> [Requirement]: Select the lines that hold the word "chart" and copy each one.

**********

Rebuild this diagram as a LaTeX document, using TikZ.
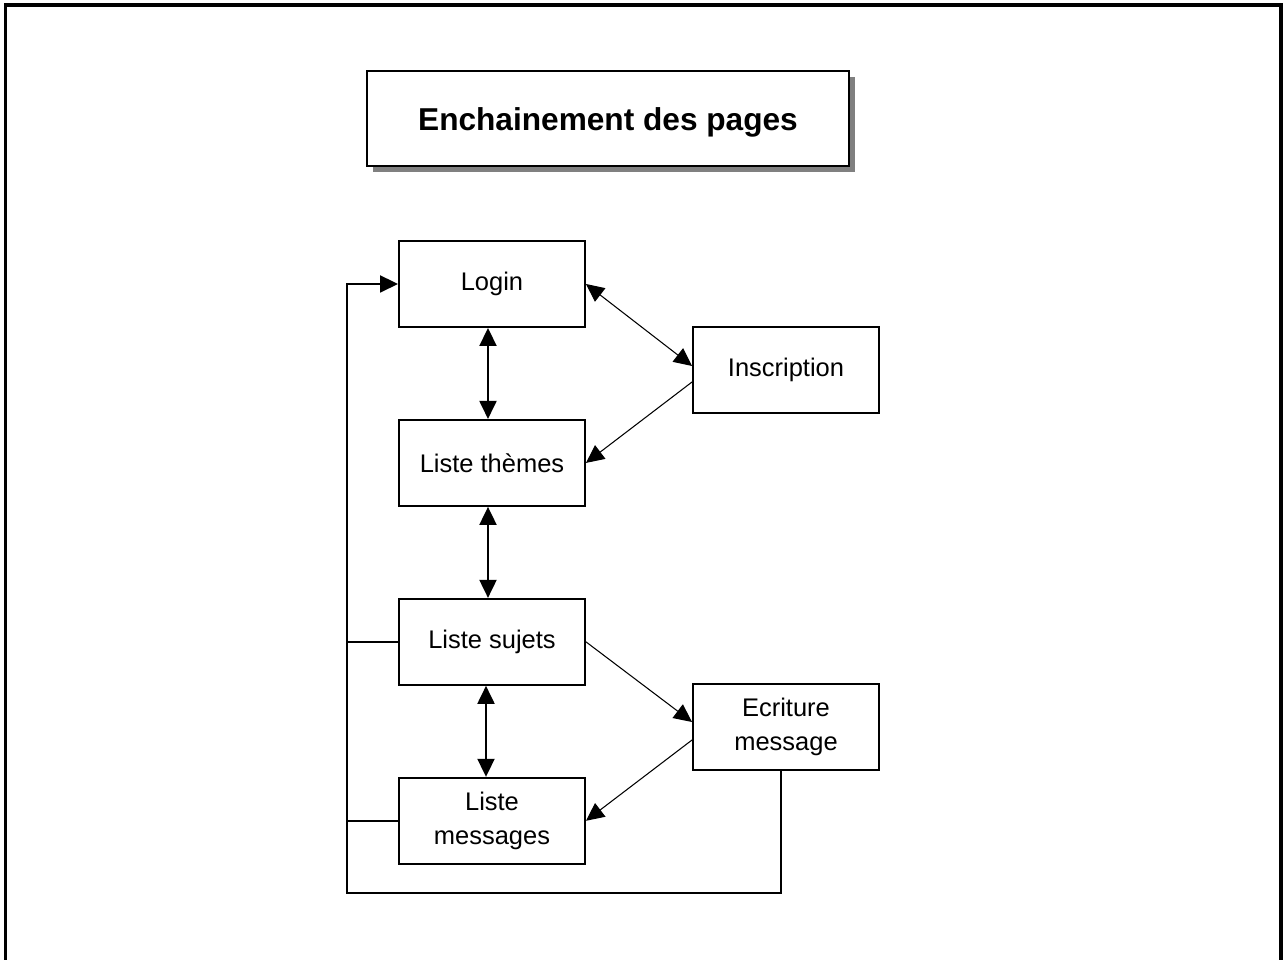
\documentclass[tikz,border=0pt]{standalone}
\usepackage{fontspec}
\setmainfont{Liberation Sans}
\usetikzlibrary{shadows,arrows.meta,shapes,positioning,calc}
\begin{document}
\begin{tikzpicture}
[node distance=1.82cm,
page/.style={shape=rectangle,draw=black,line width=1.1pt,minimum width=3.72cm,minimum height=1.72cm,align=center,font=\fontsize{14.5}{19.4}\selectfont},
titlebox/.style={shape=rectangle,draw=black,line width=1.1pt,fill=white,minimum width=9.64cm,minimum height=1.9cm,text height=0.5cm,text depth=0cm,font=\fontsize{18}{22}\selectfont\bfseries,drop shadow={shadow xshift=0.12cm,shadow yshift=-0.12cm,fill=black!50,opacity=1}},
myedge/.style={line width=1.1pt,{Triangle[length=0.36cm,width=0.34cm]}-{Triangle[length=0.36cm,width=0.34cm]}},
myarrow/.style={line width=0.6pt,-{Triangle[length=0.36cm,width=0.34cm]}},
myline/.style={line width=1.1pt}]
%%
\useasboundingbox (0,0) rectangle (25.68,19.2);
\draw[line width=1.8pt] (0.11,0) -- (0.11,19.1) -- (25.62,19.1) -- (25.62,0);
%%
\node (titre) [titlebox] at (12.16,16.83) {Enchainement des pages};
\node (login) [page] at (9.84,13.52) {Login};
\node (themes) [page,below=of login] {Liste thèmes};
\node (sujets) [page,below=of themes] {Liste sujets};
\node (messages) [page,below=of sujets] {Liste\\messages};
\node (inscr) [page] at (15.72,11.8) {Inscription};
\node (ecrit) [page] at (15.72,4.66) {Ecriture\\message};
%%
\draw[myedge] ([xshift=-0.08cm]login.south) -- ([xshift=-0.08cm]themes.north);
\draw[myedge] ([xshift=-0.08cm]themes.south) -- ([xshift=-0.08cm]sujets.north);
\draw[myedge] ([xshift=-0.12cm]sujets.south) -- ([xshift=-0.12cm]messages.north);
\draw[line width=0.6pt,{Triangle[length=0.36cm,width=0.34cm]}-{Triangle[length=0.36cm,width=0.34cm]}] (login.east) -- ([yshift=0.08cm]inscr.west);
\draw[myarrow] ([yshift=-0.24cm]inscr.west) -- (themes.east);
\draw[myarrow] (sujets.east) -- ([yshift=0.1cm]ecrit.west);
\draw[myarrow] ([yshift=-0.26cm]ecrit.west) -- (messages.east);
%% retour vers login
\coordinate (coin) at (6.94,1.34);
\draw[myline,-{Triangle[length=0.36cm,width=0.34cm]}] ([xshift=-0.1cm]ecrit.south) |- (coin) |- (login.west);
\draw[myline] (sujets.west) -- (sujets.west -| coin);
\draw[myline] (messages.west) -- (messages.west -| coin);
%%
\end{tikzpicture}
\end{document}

**********

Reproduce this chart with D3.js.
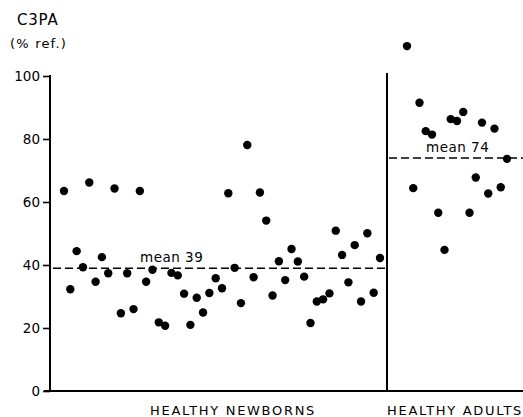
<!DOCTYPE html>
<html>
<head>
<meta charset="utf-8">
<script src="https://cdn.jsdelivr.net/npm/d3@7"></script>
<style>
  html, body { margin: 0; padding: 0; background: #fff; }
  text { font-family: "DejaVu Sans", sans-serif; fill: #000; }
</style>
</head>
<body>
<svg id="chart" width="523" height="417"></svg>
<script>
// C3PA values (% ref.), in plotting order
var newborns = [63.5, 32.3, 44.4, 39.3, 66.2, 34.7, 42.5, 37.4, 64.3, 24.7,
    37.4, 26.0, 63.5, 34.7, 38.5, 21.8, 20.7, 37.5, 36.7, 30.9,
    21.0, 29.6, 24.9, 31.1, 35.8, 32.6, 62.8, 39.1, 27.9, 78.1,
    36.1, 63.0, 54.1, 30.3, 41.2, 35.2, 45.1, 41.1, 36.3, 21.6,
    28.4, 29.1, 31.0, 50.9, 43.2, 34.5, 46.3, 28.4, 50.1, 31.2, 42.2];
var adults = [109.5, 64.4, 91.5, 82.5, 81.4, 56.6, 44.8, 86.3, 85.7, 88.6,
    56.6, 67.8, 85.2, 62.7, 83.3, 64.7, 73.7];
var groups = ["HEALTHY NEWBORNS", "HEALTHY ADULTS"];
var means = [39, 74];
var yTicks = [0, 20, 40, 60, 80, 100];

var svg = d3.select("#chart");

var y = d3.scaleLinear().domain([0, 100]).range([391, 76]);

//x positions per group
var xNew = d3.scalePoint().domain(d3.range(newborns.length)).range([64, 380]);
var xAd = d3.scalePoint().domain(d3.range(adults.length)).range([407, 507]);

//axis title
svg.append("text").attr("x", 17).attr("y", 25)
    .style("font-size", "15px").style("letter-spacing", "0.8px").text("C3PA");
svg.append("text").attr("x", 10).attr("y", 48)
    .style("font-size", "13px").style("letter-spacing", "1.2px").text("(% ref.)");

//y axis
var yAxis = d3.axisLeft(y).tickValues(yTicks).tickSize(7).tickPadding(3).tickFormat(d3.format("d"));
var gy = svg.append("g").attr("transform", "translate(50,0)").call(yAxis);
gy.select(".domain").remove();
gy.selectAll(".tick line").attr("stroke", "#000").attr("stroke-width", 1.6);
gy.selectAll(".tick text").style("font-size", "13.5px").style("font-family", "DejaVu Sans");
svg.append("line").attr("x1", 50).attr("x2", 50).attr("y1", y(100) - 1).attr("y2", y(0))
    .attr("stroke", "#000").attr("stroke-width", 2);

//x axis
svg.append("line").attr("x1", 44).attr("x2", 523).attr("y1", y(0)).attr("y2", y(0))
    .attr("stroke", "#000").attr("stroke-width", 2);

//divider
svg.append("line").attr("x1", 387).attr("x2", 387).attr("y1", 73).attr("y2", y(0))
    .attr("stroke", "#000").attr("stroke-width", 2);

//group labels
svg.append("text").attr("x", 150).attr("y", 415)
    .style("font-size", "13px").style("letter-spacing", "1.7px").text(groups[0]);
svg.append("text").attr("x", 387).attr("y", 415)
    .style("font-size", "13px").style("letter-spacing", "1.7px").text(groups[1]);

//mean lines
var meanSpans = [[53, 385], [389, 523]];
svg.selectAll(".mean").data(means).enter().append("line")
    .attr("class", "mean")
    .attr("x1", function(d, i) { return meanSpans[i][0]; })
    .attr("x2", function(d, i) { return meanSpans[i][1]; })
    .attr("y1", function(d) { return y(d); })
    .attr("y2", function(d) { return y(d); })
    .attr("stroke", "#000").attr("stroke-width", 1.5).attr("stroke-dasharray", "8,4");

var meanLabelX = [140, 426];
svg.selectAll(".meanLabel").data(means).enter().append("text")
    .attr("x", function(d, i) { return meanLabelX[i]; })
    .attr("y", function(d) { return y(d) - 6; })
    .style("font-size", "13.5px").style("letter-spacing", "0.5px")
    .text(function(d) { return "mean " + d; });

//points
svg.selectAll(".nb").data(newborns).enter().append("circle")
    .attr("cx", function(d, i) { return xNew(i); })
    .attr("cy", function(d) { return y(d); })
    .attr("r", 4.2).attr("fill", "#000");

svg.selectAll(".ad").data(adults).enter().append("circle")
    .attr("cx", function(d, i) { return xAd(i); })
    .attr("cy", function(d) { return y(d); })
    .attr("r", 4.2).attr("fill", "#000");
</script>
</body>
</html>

**********

> [Response for this exercise]:
Reproduce this chart with D3.js.
<svg id="chart" width="523" height="417"></svg>
var svg = d3.select("#chart");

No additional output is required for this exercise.